John Lewis back in profit but no staff bonuses yet
The John Lewis and Waitrose retail group has returned to profit after three years of losses – but will not restore its workers’ annual bonus.
The retailer reported pre-tax profits of £56m for the year to 27 January, against losses of £234m in the previous year.
However, it said that after “careful consideration” it would not pay its workers an annual bonus for the second year running. It is instead increasing overall pay for employees by a record £116m.
The John Lewis Partnership (JLP) is employee-owned by permanent staff, known as partners, who typically receive an annual bonus payment. It is the third time since 1953 that this has not been paid.
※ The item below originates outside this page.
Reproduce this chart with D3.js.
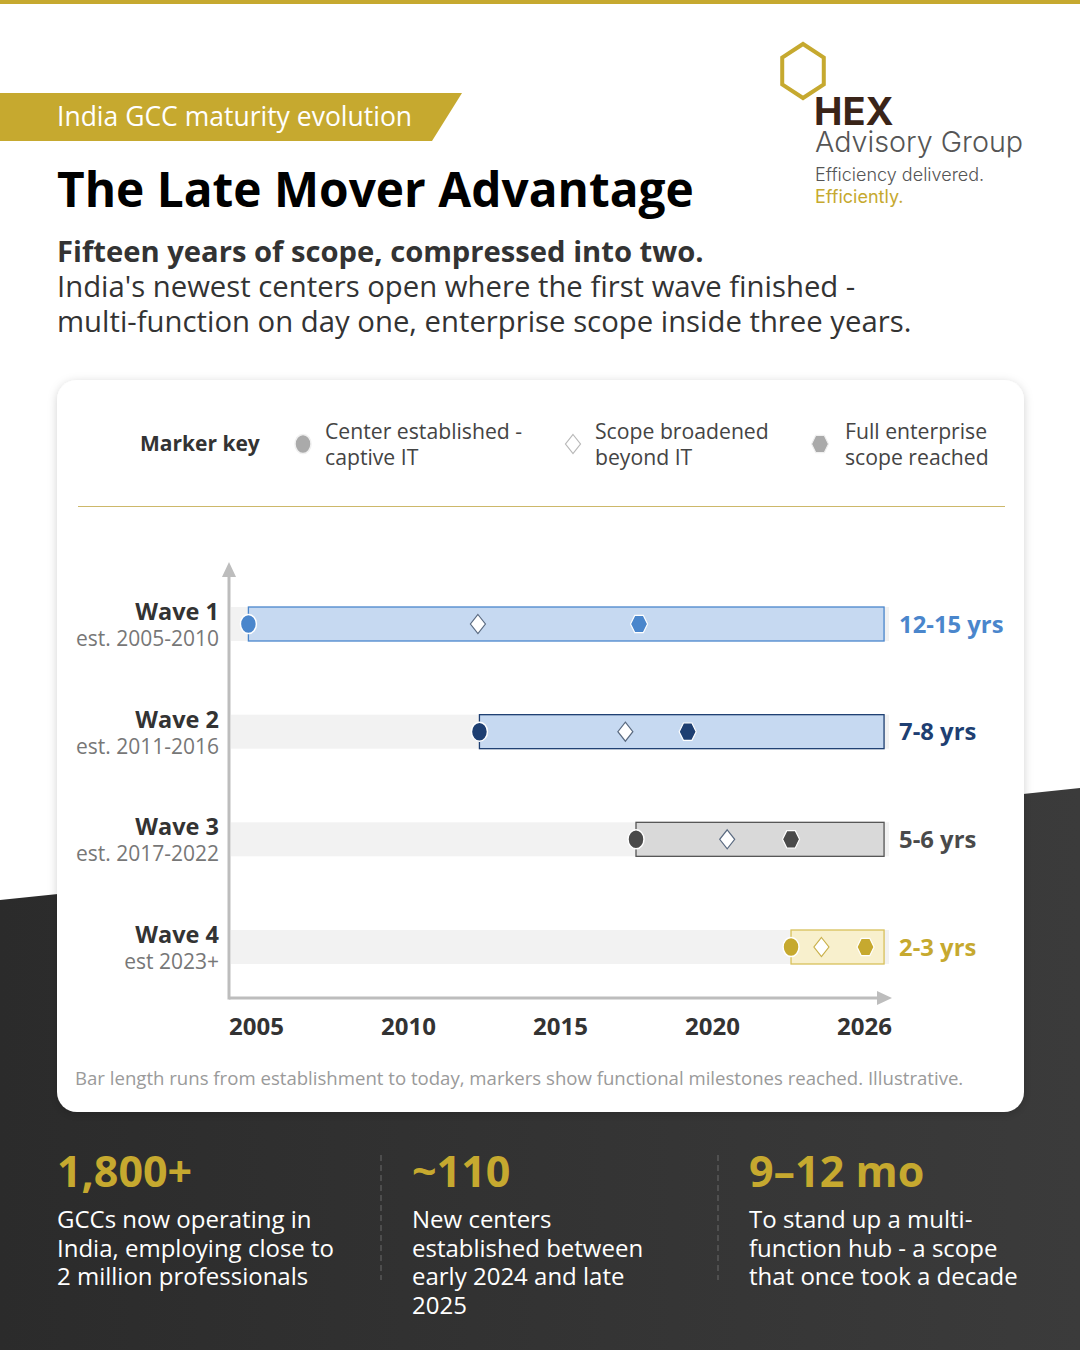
<!DOCTYPE html>
<html><head><meta charset="utf-8">
<script src="https://cdn.jsdelivr.net/npm/d3@7/dist/d3.min.js"></script>
<style>html,body{margin:0;padding:0;background:#fff;}svg{display:block;}</style>
</head><body>
<script>
// ---------- data ----------
const waves = ["Wave 1", "Wave 2", "Wave 3", "Wave 4"];
const estLabels = ["est. 2005-2010", "est. 2011-2016", "est. 2017-2022", "est 2023+"];
const establishedYear = [2004.75, 2012.35, 2017.5, 2022.6];
const broadenedYear = [2012.3, 2017.15, 2020.5, 2023.6];
const fullScopeYear = [2017.6, 2019.2, 2022.6, 2025.05];
const todayYear = 2025.66;
const durationLabels = ["12-15 yrs", "7-8 yrs", "5-6 yrs", "2-3 yrs"];
const tickYears = [2005, 2010, 2015, 2020, 2025];
const tickLabels = ["2005", "2010", "2015", "2020", "2026"];
const legendLabels = [["Center established -", "captive IT"], ["Scope broadened", "beyond IT"], ["Full enterprise", "scope reached"]];
const statValues = ["1,800+", "~110", "9\u201312 mo"];
const statTexts = [
  ["GCCs now operating in", "India, employing close to", "2 million professionals"],
  ["New centers", "established between", "early 2024 and late", "2025"],
  ["To stand up a multi-", "function hub - a scope", "that once took a decade"]
];

// ---------- style ----------
const GOLD = "#c6a92f";
const waveColor = ["#4a86cc", "#1e3f72", "#4a4a4a", "#c6a92f"];
const barFill = ["#c6d9f1", "#c6d9f1", "#d9d9d9", "#f8f0cd"];
const barStroke = ["#4a86cc", "#1e3f72", "#555555", "#d8c15a"];
const labelColor = ["#4a86cc", "#1e3f72", "#4a4a4a", "#c6a92f"];
const FONT = "'Open Sans', sans-serif";

const W = 1080, H = 1350;
const svg = d3.select("body").append("svg").attr("width", W).attr("height", H)
  .style("font-family", FONT);

const defs = svg.append("defs");
const grad = defs.append("linearGradient").attr("id", "darkg").attr("x1", 0).attr("x2", 1).attr("y1", 0).attr("y2", 0);
grad.append("stop").attr("offset", 0).attr("stop-color", "#2b2b2b");
grad.append("stop").attr("offset", 1).attr("stop-color", "#3b3b3b");
const flt = defs.append("filter").attr("id", "shadow").attr("x", -0.1).attr("y", -0.1).attr("width", 1.2).attr("height", 1.2);
flt.append("feDropShadow").attr("dx", 0).attr("dy", 2).attr("stdDeviation", 5).attr("flood-color", "#000").attr("flood-opacity", 0.18);

// background
svg.append("rect").attr("width", W).attr("height", H).attr("fill", "#fff");
svg.append("polygon").attr("points", "0,900 1080,788 1080,1350 0,1350").attr("fill", "url(#darkg)");
svg.append("rect").attr("x", 0).attr("y", 0).attr("width", W).attr("height", 4).attr("fill", GOLD);

// banner
svg.append("polygon").attr("points", "0,93 462,93 432,141 0,141").attr("fill", GOLD);
svg.append("text").attr("x", 57).attr("y", 126).attr("fill", "#fff").attr("font-size", 26.5).text("India GCC maturity evolution");

// title
svg.append("text").attr("x", 57).attr("y", 207).attr("fill", "#000").attr("font-size", 47.8).attr("font-weight", 700).text("The Late Mover Advantage");
svg.append("text").attr("x", 57).attr("y", 262).attr("fill", "#333").attr("font-size", 29.2).attr("font-weight", 700).text("Fifteen years of scope, compressed into two.");
svg.append("text").attr("x", 57).attr("y", 297).attr("fill", "#333").attr("font-size", 29.3).text("India's newest centers open where the first wave finished -");
svg.append("text").attr("x", 57).attr("y", 332).attr("fill", "#333").attr("font-size", 29.3).text("multi-function on day one, enterprise scope inside three years.");

// logo
const hexPts = (cx, cy, rx, ry, pointyTop) => d3.range(6).map(i => {
  const a = Math.PI / 3 * i + (pointyTop ? Math.PI / 2 : 0);
  return [cx + rx * Math.cos(a), cy + ry * Math.sin(a)];
});
svg.append("polygon").attr("points", hexPts(803, 71, 24, 27, true).join(" "))
  .attr("fill", "none").attr("stroke", GOLD).attr("stroke-width", 4);
svg.append("text").attr("x", 814).attr("y", 125).attr("fill", "#3a2418").attr("font-size", 38).attr("font-weight", 700)
  .attr("font-family", "Inter, sans-serif").text("HEX");
svg.append("text").attr("x", 815).attr("y", 152).attr("fill", "#555").attr("font-size", 28.7)
  .attr("font-family", "Inter, sans-serif").attr("font-weight", 300).text("Advisory Group");
svg.append("text").attr("x", 815).attr("y", 181).attr("fill", "#555").attr("font-size", 18)
  .attr("font-family", "Inter, sans-serif").attr("font-weight", 300).text("Efficiency delivered.");
svg.append("text").attr("x", 815).attr("y", 203).attr("fill", GOLD).attr("font-size", 18)
  .attr("font-family", "Inter, sans-serif").attr("font-weight", 400).text("Efficiently.");

// card
svg.append("rect").attr("x", 57).attr("y", 380).attr("width", 967).attr("height", 732).attr("rx", 20)
  .attr("fill", "#fff").attr("filter", "url(#shadow)");

// legend
svg.append("text").attr("x", 140).attr("y", 451).attr("fill", "#333").attr("font-size", 21).attr("font-weight", 700).text("Marker key");
const legendX = [303, 573, 820];
const legendTextX = [325, 595, 845];
const g = svg.append("g");
function drawCircle(sel, cx, cy, fill, stroke) {
  sel.append("ellipse").attr("cx", cx).attr("cy", cy).attr("rx", 8).attr("ry", 9.5)
    .attr("fill", fill).attr("stroke", stroke).attr("stroke-width", 1.5);
}
function drawDiamond(sel, cx, cy, stroke) {
  sel.append("polygon").attr("points", [[cx, cy - 9.5], [cx + 7.5, cy], [cx, cy + 9.5], [cx - 7.5, cy]].join(" "))
    .attr("fill", "#fff").attr("stroke", stroke).attr("stroke-width", 1.2);
}
function drawHex(sel, cx, cy, fill, stroke) {
  sel.append("polygon").attr("points", hexPts(cx, cy, 8.5, 10, false).join(" "))
    .attr("fill", fill).attr("stroke", stroke).attr("stroke-width", 1.2);
}
drawCircle(g, legendX[0], 444, "#aaaaaa", "#f0f0f0");
drawDiamond(g, legendX[1], 444, "#b8b8b8");
drawHex(g, legendX[2], 444, "#aaaaaa", "#f0f0f0");
legendLabels.forEach((lines, i) => {
  lines.forEach((t, j) => {
    svg.append("text").attr("x", legendTextX[i]).attr("y", 439 + j * 26).attr("fill", "#444").attr("font-size", 21.2).text(t);
  });
});
svg.append("line").attr("x1", 78).attr("x2", 1005).attr("y1", 506.5).attr("y2", 506.5).attr("stroke", "#cdb86a").attr("stroke-width", 1.2);

// chart scales
const x = d3.scaleLinear().domain([2005, 2025]).range([256, 864]);
const y = d3.scalePoint().domain(waves).range([624, 947]);
const axisX = 229, axisY = 998;
const barH = 34;
const xEnd = x(todayYear);

// row backgrounds
svg.append("g").selectAll("rect").data(waves).join("rect")
  .attr("x", axisX + 2).attr("width", xEnd + 5 - axisX - 2)
  .attr("y", d => y(d) - barH / 2).attr("height", barH).attr("fill", "#f2f2f2");

// bars
svg.append("g").selectAll("rect").data(waves).join("rect")
  .attr("x", (d, i) => x(establishedYear[i])).attr("width", (d, i) => xEnd - x(establishedYear[i]))
  .attr("y", d => y(d) - barH / 2).attr("height", barH)
  .attr("fill", (d, i) => barFill[i]).attr("stroke", (d, i) => barStroke[i]).attr("stroke-width", 1.3);

// axes
const axisCol = "#bdbdbd";
svg.append("line").attr("x1", axisX).attr("x2", axisX).attr("y1", 574).attr("y2", axisY + 1.5).attr("stroke", axisCol).attr("stroke-width", 3);
svg.append("polygon").attr("points", `${axisX},562 ${axisX + 7},577 ${axisX - 7},577`).attr("fill", axisCol);
svg.append("line").attr("x1", axisX).attr("x2", 880).attr("y1", axisY).attr("y2", axisY).attr("stroke", axisCol).attr("stroke-width", 3);
svg.append("polygon").attr("points", `892,${axisY} 877,${axisY - 7} 877,${axisY + 7}`).attr("fill", axisCol);

const xAxis = d3.axisBottom(x).tickValues(tickYears).tickSize(0).tickPadding(0)
  .tickFormat((d, i) => tickLabels[i]);
const ax = svg.append("g").attr("transform", `translate(0,${axisY})`).call(xAxis);
ax.select(".domain").remove();
ax.selectAll("text").attr("y", 37).attr("dy", 0).attr("fill", "#333").attr("font-size", 24).attr("font-weight", 700)
  .attr("font-family", FONT);

// wave labels
waves.forEach((w, i) => {
  svg.append("text").attr("x", 219).attr("y", y(w) - 4).attr("text-anchor", "end").attr("fill", "#333")
    .attr("font-size", 23.5).attr("font-weight", 700).text(w);
  svg.append("text").attr("x", 219).attr("y", y(w) + 22).attr("text-anchor", "end").attr("fill", "#777")
    .attr("font-size", 21).text(estLabels[i]);
  svg.append("text").attr("x", xEnd + 15).attr("y", y(w) + 8.5).attr("fill", labelColor[i])
    .attr("font-size", 23.8).attr("font-weight", 700).text(durationLabels[i]);
});

// markers
const mg = svg.append("g");
waves.forEach((w, i) => {
  const cy = y(w);
  drawDiamond(mg, x(broadenedYear[i]), cy, i === 3 ? "#c9b04a" : "#5a6a80");
  drawHex(mg, x(fullScopeYear[i]), cy, waveColor[i], "#ffffff");
  drawCircle(mg, x(establishedYear[i]), cy, waveColor[i], "#ffffff");
});

// footnote
svg.append("text").attr("x", 75).attr("y", 1085).attr("fill", "#9a9a9a").attr("font-size", 18.6)
  .text("Bar length runs from establishment to today, markers show functional milestones reached. Illustrative.");

// stats
const statX = [57, 412, 749];
statValues.forEach((v, i) => {
  svg.append("text").attr("x", statX[i]).attr("y", 1187).attr("fill", GOLD).attr("font-size", 43).attr("font-weight", 700).text(v);
  statTexts[i].forEach((t, j) => {
    svg.append("text").attr("x", statX[i]).attr("y", 1228 + j * 28.5).attr("fill", "#fff").attr("font-size", 24).text(t);
  });
});
[381, 718].forEach(dx => {
  svg.append("line").attr("x1", dx).attr("x2", dx).attr("y1", 1155).attr("y2", 1280)
    .attr("stroke", "#6a6a6a").attr("stroke-width", 1).attr("stroke-dasharray", "6,4");
});
</script>
</body></html>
Dame Sharon White, the JLP’s outgoing chair, defended the decision, saying: “The great thing about the partnership, and we are the biggest employer in business in the UK, is we can take a long-term view.
“We are really prioritising ensuring we invest in customers but also investing in pay for partners. So this year we are investing £116m in pay, which is a record level.”
The group plans to increase investment by 70 per cent to £542m, including by refurbishing 80 Waitrose stores, opening new supermarkets in some areas, upgrading the John Lewis website and improving customer service for shoppers in its department stores.
Sales at Waitrose rose 5 per cent to £7.7bn despite it being the most expensive grocer last year, with an average grocery basket costing £20 more than at Aldi, the cheapest, according to Which? research.
Record numbers of customers chose to shop at Waitrose, the group said. Overall, the supermarket and John Lewis gained up to one million new customers last year, taking the total to 22.6 million.
Dame Sharon dismissed growing speculation that the retail group would split. “What the results show is that the plan is working,” she said.
“The brands are stronger together. We’ve got so many customers who shop across the two, love both; we’ve got the balance sheet and the firepower now to invest next year.”